A Trial of the Dead
Jean-Paul Laurens, Le Pape Formose et Étienne VI ("Pope Formosus and Stephen VI"), 1870
Criminal trials can inherently be a little macabre: a person’s deeds are examined and judged, their life hanging in the balance. But perhaps no trial in history was as gruesome or bizarre as Pope Formosus for one reason: he was already dead.
Formosus lived in the papal states during a period of great instability and political machinations. As a bishop he was accused by Pope John VIII of political maneuverings and attempting a coup against the papacy. He was excommunicated but was able to return to his bishophood after the pope’s death, eventually becoming pope himself in 891. He served for five fraught years before dying of a stroke.
Formosus was succeeded by Pope Boniface VI, whose reign lasted all of two weeks before he was forced from power. His successor, Pope Stephen VI, also facing an unstable political situation, attempted to solidify his rule by putting Formosus on trial in 897, dredging up past accusations of political maneuverings... except that's not all they dredged.
You see, as a part of the trial Stephen VI had ordered that Formosus' corpse be exhumed and placed on the stand.
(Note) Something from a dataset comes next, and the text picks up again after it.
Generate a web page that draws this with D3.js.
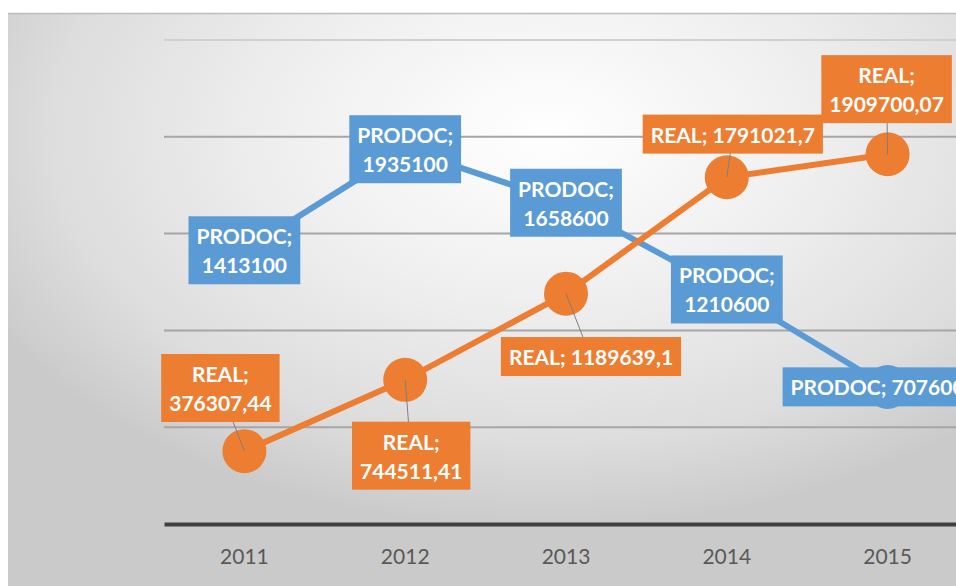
<!DOCTYPE html>
<html>
<head>
<meta charset="utf-8">
<script src="https://cdn.jsdelivr.net/npm/d3@7"></script>
<style>
  body { margin: 0; background: #fff; overflow: hidden; }
  svg { display: block; }
</style>
</head>
<body>
<div id="container"></div>
<script>
/* DATA */
const years = ["2011", "2012", "2013", "2014", "2015"];
const prodoc = [1413100, 1935100, 1658600, 1210600, 707600];
const real = [376307.44, 744511.41, 1189639.1, 1791021.7, 1909700.07];
const gridTicks = [0, 500000, 1000000, 1500000, 2000000, 2500000];

/* CONSTANTS AND GLOBALS */
const width = 956,
  height = 586;
const plot = { left: 164, right: 968, top: 40, bottom: 524 };
const BLUE = "#5B9BD5", ORANGE = "#ED7D31";

// label layout: offset of box centre from the point, and whether text wraps
const prodocLayout = [
  { dx: 0, dy: 1, wrap: true },
  { dx: 0, dy: 1, wrap: true },
  { dx: 0, dy: 1, wrap: true },
  { dx: 0, dy: 1, wrap: true },
  { dx: -10, dy: 1, wrap: false }
];
const realLayout = [
  { dx: -24, dy: -62, wrap: true },
  { dx: 6, dy: 77, wrap: true },
  { dx: 25, dy: 64, wrap: false },
  { dx: 6, dy: -42, wrap: false },
  { dx: -1, dy: -64, wrap: true }
];

const svg = d3.select("#container")
  .append("svg")
  .attr("width", width)
  .attr("height", height);

// BACKGROUND
const defs = svg.append("defs");
const grad = defs.append("radialGradient")
  .attr("id", "bg")
  .attr("cx", 0.56).attr("cy", 0.2).attr("r", 0.66);
grad.append("stop").attr("offset", 0).attr("stop-color", "#ffffff");
grad.append("stop").attr("offset", 0.42).attr("stop-color", "#efefef");
grad.append("stop").attr("offset", 0.78).attr("stop-color", "#dddddd");
grad.append("stop").attr("offset", 1).attr("stop-color", "#cacaca");

svg.append("rect")
  .attr("x", 8).attr("y", 13)
  .attr("width", 960).attr("height", 600)
  .attr("fill", "url(#bg)");
svg.append("line")
  .attr("x1", 8).attr("x2", 960)
  .attr("y1", 13.5).attr("y2", 13.5)
  .attr("stroke", "#bdbdbd").attr("stroke-width", 1.5);

// SCALES
const xScale = d3.scaleBand()
  .domain(years)
  .range([plot.left, plot.right]);
const xPos = d => xScale(d) + xScale.bandwidth() / 2;

const yScale = d3.scaleLinear()
  .domain([0, 2500000])
  .range([plot.bottom, plot.top]);

// GRIDLINES
svg.append("g")
  .selectAll("line")
  .data(gridTicks.slice(1))
  .join("line")
  .attr("x1", plot.left).attr("x2", plot.right)
  .attr("y1", d => yScale(d)).attr("y2", d => yScale(d))
  .attr("stroke", (d, i) => i === gridTicks.length - 2 ? "#d0d0d0" : "#a6a6a6")
  .attr("stroke-width", 2);

// X AXIS
const xAxis = d3.axisBottom(xScale).tickSize(0).tickPadding(25);
const xg = svg.append("g")
  .attr("transform", `translate(0,${plot.bottom})`)
  .call(xAxis);
xg.select(".domain").attr("stroke", "#404040").attr("stroke-width", 4);
xg.selectAll("text")
  .attr("fill", "#595959")
  .attr("font-family", "Lato, 'Open Sans', sans-serif")
  .attr("font-size", 21);

// LINES
const lineGen = d3.line()
  .x((d, i) => xPos(years[i]))
  .y(d => yScale(d));

const series = [
  { name: "PRODOC", values: prodoc, color: BLUE, layout: prodocLayout },
  { name: "REAL", values: real, color: ORANGE, layout: realLayout }
];

series.forEach(s => {
  svg.append("path")
    .attr("d", lineGen(s.values))
    .attr("fill", "none")
    .attr("stroke", s.color)
    .attr("stroke-width", 6);
  svg.append("g")
    .selectAll("circle")
    .data(s.values)
    .join("circle")
    .attr("cx", (d, i) => xPos(years[i]))
    .attr("cy", d => yScale(d))
    .attr("r", 22)
    .attr("fill", s.color);
});

// DATA LABELS
const fmt = v => String(v).replace(".", ",");
const lineH = 29;

series.forEach(s => {
  s.values.forEach((v, i) => {
    const px = xPos(years[i]), py = yScale(v);
    const lay = s.layout[i];
    const cx = px + lay.dx, cy = py + lay.dy;
    const lines = lay.wrap ? [s.name + ";", fmt(v)] : [s.name + "; " + fmt(v)];

    const g = svg.append("g");
    if (s.name === "REAL") {
      g.append("line")
        .attr("x1", px).attr("y1", py)
        .attr("x2", cx).attr("y2", cy)
        .attr("stroke", "#7f7f7f").attr("stroke-width", 1);
    }
    const box = g.append("rect").attr("fill", s.color);
    const txt = g.append("text")
      .attr("text-anchor", "middle")
      .attr("fill", "#fff")
      .attr("font-family", "Lato, 'Open Sans', sans-serif")
      .attr("font-weight", "bold")
      .attr("font-size", 21);
    lines.forEach((t, k) => {
      txt.append("tspan")
        .attr("x", cx)
        .attr("y", cy + (k - (lines.length - 1) / 2) * lineH)
        .attr("dy", "0.35em")
        .text(t);
    });
    const bb = txt.node().getBBox();
    const padX = 8, padY = 7;
    box.attr("x", bb.x - padX)
      .attr("y", bb.y - padY)
      .attr("width", bb.width + 2 * padX)
      .attr("height", bb.height + 2 * padY);
  });
});
</script>
</body>
</html>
In a bizarre turn of events, they went through with it and began what became known as the "Cadaver Synod."
At the end of the trial, the rotting corpse was found guilty; it was stripped of its garments, mutilated, and reburied in unconsecrated ground, later thrown into the Tiber river.
Stephen’s gambit failed and he was quickly deposed by the public and was strangled to death in prison. The guilty cadaver, on the other hand, washed ashore and eventually was reburied, but the ordeal still didn’t end there. The next succession of popes took turns variously nullifying or upholding the ruling against him.